The corresponding local energy balance can be readily derived by applying the divergence theorem and power balance on sub-regions:

(8.47)\[\rho_0 \dot{w} = \mathbf{T} : \mathbf{D} - \nabla_0 \cdot \mathbf{q} + q,\]

where \(\nabla_0 \cdot\) is the divergence operator in the reference configuration.

Second Law

The second law of thermodynamics states that the entropy of an isolated system can not decrease. The global inequality over \(\Omega\) corresponding to this statement is

\[\int_{\Omega} \rho_0 \dot{\eta} \, dV \geq -\int_{\partial \Omega} \frac{\mathbf{q}}{\theta} \, d\Gamma + \int_{\Omega} \frac{q}{\theta} \, dV,\]

where \(\eta\) is the specific entropy, \(\theta\) is the absolute temperature, \(\frac{\mathbf{q}}{\theta}\) is the entropy flux, and \(\frac{q}{\theta}\) is the entropy supply. The corresponding local entropy imbalance can be derived using the divergence theorem and localization to sub-regions:

\[\rho_0 \dot{\eta} \geq -\nabla_0 \cdot \left( \frac{\mathbf{q}}{\theta} \right) + \frac{q}{\theta}.\]
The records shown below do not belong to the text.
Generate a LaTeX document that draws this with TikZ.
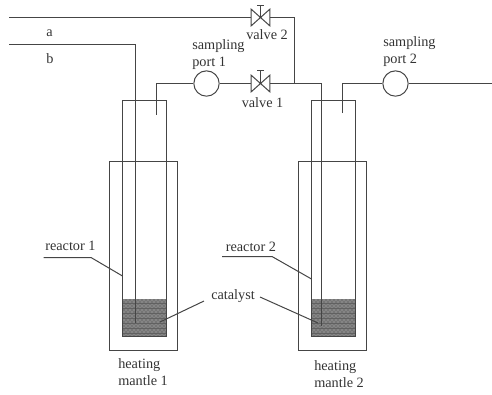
\documentclass[tikz,border=0pt]{standalone}
\usepackage{fontspec}
\setmainfont{Liberation Serif}
\usetikzlibrary{patterns}
\definecolor{ink}{gray}{0.27}
\definecolor{txt}{gray}{0.2}
\tikzset{
  pipe/.style={draw=ink,line width=0.75pt},
  port/.style={circle,draw=ink,line width=0.75pt,fill=white,minimum size=19pt,inner sep=0pt},
  valvebox/.style={rectangle,inner sep=0pt,minimum width=13.5pt,minimum height=12pt},
  lab/.style={font=\fontsize{10.7}{12}\selectfont,text=txt,inner sep=0pt,anchor=base west,align=left}
}
\begin{document}
\begin{tikzpicture}[x=0.75pt,y=-0.75pt]
\useasboundingbox (0,0) rectangle (492,394);
% mantles
\draw[pipe] (109.5,161.5) rectangle (177.5,350.5);
\draw[pipe] (298.5,161.5) rectangle (366.5,350.5);
% catalyst beds
\foreach \xa/\xb in {122.5/166.5,311.5/355.5}{
  \fill[black!48] (\xa,299) rectangle (\xb,336.5);
  \fill[pattern=crosshatch dots,pattern color=black!75] (\xa,299) rectangle (\xb,336.5);
  \foreach \yy in {303.5,308.5,313.5,318.5,323.5,328.5,333.5}
    \draw[black!62,line width=0.4pt] (\xa,\yy) -- (\xb,\yy);
}
% reactors
\draw[pipe] (122.5,336.5) -- (122.5,100.5) -- (166.5,100.5) -- (166.5,336.5) -- cycle;
\draw[pipe] (311.5,336.5) -- (311.5,100.5) -- (355.5,100.5) -- (355.5,336.5) -- cycle;
% named points
\coordinate (topL) at (9,17.5);
\coordinate (topR) at (294.5,17.5);
\coordinate (junc) at (294.5,83.5);
\coordinate (bL) at (9,44.5);
\coordinate (bC) at (135.5,44.5);
\coordinate (bEnd) at (135.5,323);
\coordinate (o1End) at (156.5,114.5);
\coordinate (o1C) at (156.5,83.5);
\coordinate (i2C) at (321.5,83.5);
\coordinate (i2End) at (321.5,326);
\coordinate (o2End) at (342.5,113);
\coordinate (o2C) at (342.5,83.5);
\coordinate (outEnd) at (492,83.5);
\node[port] (sp1) at (206.5,83.5) {};
\node[port] (sp2) at (395.5,83.5) {};
\node[valvebox] (v2) at (260.5,17.5) {};
\node[valvebox] (v1) at (260.5,83.5) {};
\coordinate (v2stem) at (260.5,5.5);
\coordinate (v1stem) at (260.5,70.5);
% pipes
\draw[pipe] (topL) -- (v2.west);
\draw[pipe] (v2.east) -- (topR) -- (junc);
\draw[pipe] (bL) -- (bC) -- (bEnd);
\draw[pipe] (o1End) -- (o1C) -- (sp1);
\draw[pipe] (sp1) -- (v1.west);
\draw[pipe] (v1.east) -- (i2C) -- (i2End);
\draw[pipe] (o2End) -- (o2C) -- (sp2);
\draw[pipe] (sp2) -- (outEnd);
% valves
\foreach \v in {v1,v2}{
  \draw[pipe,line join=miter] (\v.north west) -- (\v.south east) -- (\v.north east) -- (\v.south west) -- cycle;
}
\draw[pipe] (v2.center) -- (v2stem) ++(-3.5,0) -- ++(7,0);
\draw[pipe] (v1.center) -- (v1stem) ++(-3.5,0) -- ++(7,0);
% leaders
\coordinate (r1a) at (43.5,257.5); \coordinate (r1b) at (91,257.5); \coordinate (r1c) at (122.5,276);
\coordinate (r2a) at (222,256.5); \coordinate (r2b) at (272,256.5); \coordinate (r2c) at (311.5,279);
\coordinate (c1a) at (204,301); \coordinate (c1b) at (160,322);
\coordinate (c2a) at (260,297); \coordinate (c2b) at (318,323);
\draw[pipe] (r1a) -- (r1b) -- (r1c);
\draw[pipe] (r2a) -- (r2b) -- (r2c);
\draw[pipe] (c1a) -- (c1b);
\draw[pipe] (c2a) -- (c2b);
% labels
\node[lab] (la) at (46,36) {a};
\node[lab] (lb) at (46,63) {b};
\node[lab] (ls1a) at (192,49.5) {sampling};
\node[lab] (ls1b) at (192,66.5) {port 1};
\node[lab] (ls2a) at (383,46.5) {sampling};
\node[lab] (ls2b) at (383,63.5) {port 2};
\node[lab] (lv2) at (246,39.5) {valve 2};
\node[lab] (lv1) at (241.5,107) {valve 1};
\node[lab] (lr1) at (45,250) {reactor 1};
\node[lab] (lr2) at (225.5,251) {reactor 2};
\node[lab] (lc) at (211,299) {catalyst};
\node[lab] (lh1a) at (118,368) {heating};
\node[lab] (lh1b) at (118,385) {mantle 1};
\node[lab] (lh2a) at (314,370) {heating};
\node[lab] (lh2b) at (314,387) {mantle 2};
\end{tikzpicture}
\end{document}
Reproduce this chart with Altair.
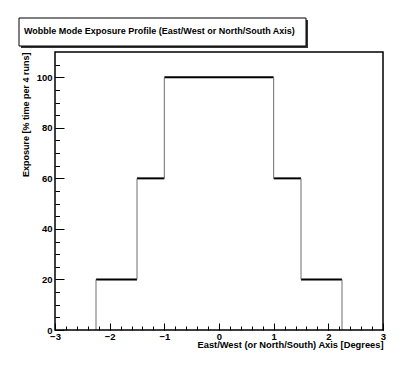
import altair as alt
import pandas as pd

# ---- data ----
edges = [-2.25, -1.5, -1.0, 1.0, 1.5, 2.25]      # bin edges (degrees)
exposure = [20, 60, 100, 60, 20]                  # % time per 4 runs
x_domain = [-3, 3]
y_domain = [0, 110]
x_major = [-3, -2, -1, 0, 1, 2, 3]
x_minor = [round(-3 + 0.2 * i, 1) for i in range(31)]
y_major = [0, 20, 40, 60, 80, 100]
y_minor = [5 * i for i in range(22)]

title_text = "Wobble Mode Exposure Profile (East/West or North/South Axis)"
x_title = "East/West (or North/South) Axis [Degrees]"
y_title = "Exposure [% time per 4 runs]"

W, H = 328, 278
FONT = "Liberation Sans"

horiz = pd.DataFrame({"x": edges[:-1], "x2": edges[1:], "y": exposure})
lows = [0] + exposure
highs = exposure + [0]
vert = pd.DataFrame({"x": edges, "y": lows, "y2": highs})
frame = pd.DataFrame({"x": [x_domain[0]], "x2": [x_domain[1]],
                      "y": [y_domain[0]], "y2": [y_domain[1]]})
one = pd.DataFrame({"a": [0]})

xs = alt.Scale(domain=x_domain, nice=False, zero=False)
ys = alt.Scale(domain=y_domain, nice=False, zero=False)

lab = dict(labelFont=FONT, labelFontWeight="bold", labelFontSize=9.5, labelColor="black",
           titleFont=FONT, titleFontWeight="bold", titleColor="black")

# horizontal segments: carries label axes
h_layer = alt.Chart(horiz).mark_rule(color="black", strokeWidth=2).encode(
    x=alt.X("x:Q", scale=xs, axis=alt.Axis(
        orient="bottom", values=x_major, ticks=False, domain=False, grid=False,
        labelPadding=1, title=x_title, titleAnchor="end", titlePadding=0,
        titleFontSize=9.3, labelFlush=False, **lab)),
    x2="x2:Q",
    y=alt.Y("y:Q", scale=ys, axis=alt.Axis(
        orient="left", values=y_major, ticks=False, domain=False, grid=False,
        labelPadding=3, title=y_title, titleAnchor="end", titlePadding=6,
        titleFontSize=9, **lab)),
)

# vertical segments: carries major inward ticks
v_layer = alt.Chart(vert).mark_rule(color="#6e6e6e", strokeWidth=1).encode(
    x=alt.X("x:Q", scale=xs, axis=alt.Axis(
        orient="top", offset=-H, values=x_major, labels=False, domain=False, grid=False,
        ticks=True, tickSize=7, tickColor="black", tickWidth=1, title=None)),
    y=alt.Y("y:Q", scale=ys, axis=alt.Axis(
        orient="right", offset=-W, values=y_major, labels=False, domain=False, grid=False,
        ticks=True, tickSize=9, tickColor="black", tickWidth=1, title=None)),
    y2="y2:Q",
)

# frame: carries minor inward ticks
f_layer = alt.Chart(frame).mark_rect(fill=None, stroke="black", strokeWidth=1.5).encode(
    x=alt.X("x:Q", scale=xs, axis=alt.Axis(
        orient="top", offset=-H, values=x_minor, labels=False, domain=False, grid=False,
        ticks=True, tickSize=4, tickColor="black", tickWidth=1, title=None)),
    x2="x2:Q",
    y=alt.Y("y:Q", scale=ys, axis=alt.Axis(
        orient="right", offset=-W, values=y_minor, labels=False, domain=False, grid=False,
        ticks=True, tickSize=4.5, tickColor="black", tickWidth=1, title=None)),
    y2="y2:Q",
)

# title box (ROOT-style pave with shadow)
shadow = alt.Chart(one).mark_rect(fill="#333333").encode(
    x=alt.value(-34), x2=alt.value(253), y=alt.value(-32), y2=alt.value(-4))
box = alt.Chart(one).mark_rect(fill="white", stroke="black", strokeWidth=1).encode(
    x=alt.value(-36), x2=alt.value(251), y=alt.value(-34), y2=alt.value(-6))
ttl = alt.Chart(one).mark_text(font=FONT, fontWeight="bold", fontSize=9, align="left",
                               baseline="middle", color="black").encode(
    x=alt.value(-31), y=alt.value(-21), text=alt.value(title_text))

chart = alt.layer(shadow, box, ttl, h_layer, v_layer, f_layer).resolve_axis(
    x="independent", y="independent"
).properties(
    width=W, height=H,
    autosize=alt.AutoSizeParams(type="none"),
    padding={"left": 47, "top": 44, "right": 22, "bottom": 30},
    background="white",
).configure_view(stroke=None)

chart.save("out.html", embed_options={"renderer": "svg", "actions": False})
Using (8.47) and some manipulation this can be rewritten

(8.48)\[\mathbf{T} : \mathbf{D} - \rho_0 \, \left( \dot{e} + \eta \dot{\theta} \right) - \frac{1}{\theta} \mathbf{q} \cdot \nabla_0 \theta \geq 0,\]

where \(e\), the specific free-energy (i.e., the elastic energy), is given by

\[e = w - \theta \eta.\]

In the absence of thermal effects, (8.48) reduces to

\[\mathbf{T} : \mathbf{D} \geq \rho_0 \, \dot{e},\]

which states that the internal power expenditure (stress power) must exceed the rate of increase of stored energy. More simply put, the dissipated power in the body must always be positive.

The references for chapter 8 are [[1][2][3][4]].